__Collected material__:
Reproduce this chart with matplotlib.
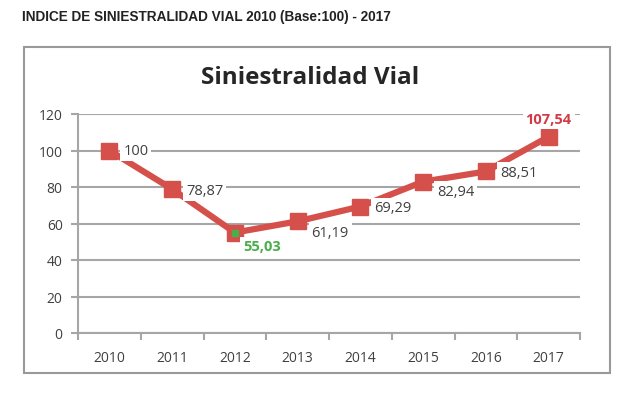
import matplotlib
matplotlib.use("Agg")
import matplotlib.pyplot as plt
from matplotlib.patches import Rectangle

years = ["2010", "2011", "2012", "2013", "2014", "2015", "2016", "2017"]
values = [100, 78.87, 55.03, 61.19, 69.29, 82.94, 88.51, 107.54]
labels = ["100", "78,87", "55,03", "61,19", "69,29", "82,94", "88,51", "107,54"]
yticks = [0, 20, 40, 60, 80, 100, 120]

RED = "#d5504b"
GREEN = "#4aae4a"
GRID = "#a6a6a6"
TXT = "#404040"
FONT = ["Open Sans", "DejaVu Sans"]

fig = plt.figure(figsize=(6.4, 4.02), dpi=100)
fig.patch.set_facecolor("white")

fig.text(22 / 640, 1 - 17 / 402, "INDICE DE SINIESTRALIDAD VIAL 2010 (Base:100) - 2017",
         fontsize=9.8, fontweight="bold", family=["Liberation Sans Narrow", "Liberation Sans"],
         color="#222222", ha="left", va="center")

fig.patches.append(Rectangle((24 / 640, 1 - 374 / 402), (610 - 24) / 640, (374 - 48) / 402,
                             transform=fig.transFigure, fill=False, edgecolor="#999999",
                             linewidth=1.5))

fig.text(310 / 640, 1 - 78 / 402, "Siniestralidad Vial", fontsize=17.5, fontweight="bold",
         family=FONT, color="#262626", ha="center", va="center")

ax = fig.add_axes([78 / 640, 1 - 334 / 402, (580 - 78) / 640, (334 - 115) / 402])
x = list(range(len(years)))
ax.plot(x, values, color=RED, linewidth=4.5, zorder=3, solid_capstyle="butt")
ax.plot(x, values, linestyle="none", marker="s", markersize=11, color=RED, zorder=4)
ax.plot([x[2]], [values[2]], linestyle="none", marker="s", markersize=5, color=GREEN, zorder=5)

ax.set_xlim(-0.5, len(years) - 0.5)
ax.set_ylim(0, 120)
ax.set_yticks(yticks)
ax.set_yticklabels([str(v) for v in yticks], family=FONT, fontsize=10, color=TXT)
ax.set_xticks(x)
ax.set_xticklabels(years, family=FONT, fontsize=10, color=TXT)
ax.set_xticks([i - 0.5 for i in range(len(years) + 1)], minor=True)
ax.tick_params(axis="x", which="major", length=0, pad=12)
ax.tick_params(axis="x", which="minor", length=5, width=1.5, color=GRID, direction="out")
ax.tick_params(axis="y", length=5, width=1.5, color=GRID, pad=6)
ax.grid(axis="y", color=GRID, linewidth=1.5, zorder=0)
ax.set_axisbelow(True)
for s in ["top", "right"]:
    ax.spines[s].set_visible(False)
for s in ["left", "bottom"]:
    ax.spines[s].set_color(GRID)
    ax.spines[s].set_linewidth(1.5)

offsets = [(10, 0), (10, -1), (6, -10), (10, -8), (10, -1), (10, -7), (10, -1), (0, 13)]
has = ["left", "left", "left", "left", "left", "left", "left", "center"]
colors = [TXT, TXT, GREEN, TXT, TXT, TXT, TXT, "#d23a45"]
weights = ["normal"] * 8
weights[2] = "bold"
weights[7] = "bold"
for i in range(len(years)):
    ax.annotate(labels[i], (x[i], values[i]), xytext=offsets[i], textcoords="offset points",
                ha=has[i], va="center", fontsize=10.5, family=FONT, color=colors[i],
                fontweight=weights[i], zorder=6,
                bbox=dict(boxstyle="square,pad=0.2", facecolor="white", edgecolor="none"))

fig.savefig("out.png", dpi=100, facecolor="white")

__Exercise brief__:
Read through the lines above and collect those that contain the string "matplotlib".

__Expected output__:
Reproduce this chart with matplotlib.
import matplotlib
matplotlib.use("Agg")
import matplotlib.pyplot as plt
from matplotlib.patches import Rectangle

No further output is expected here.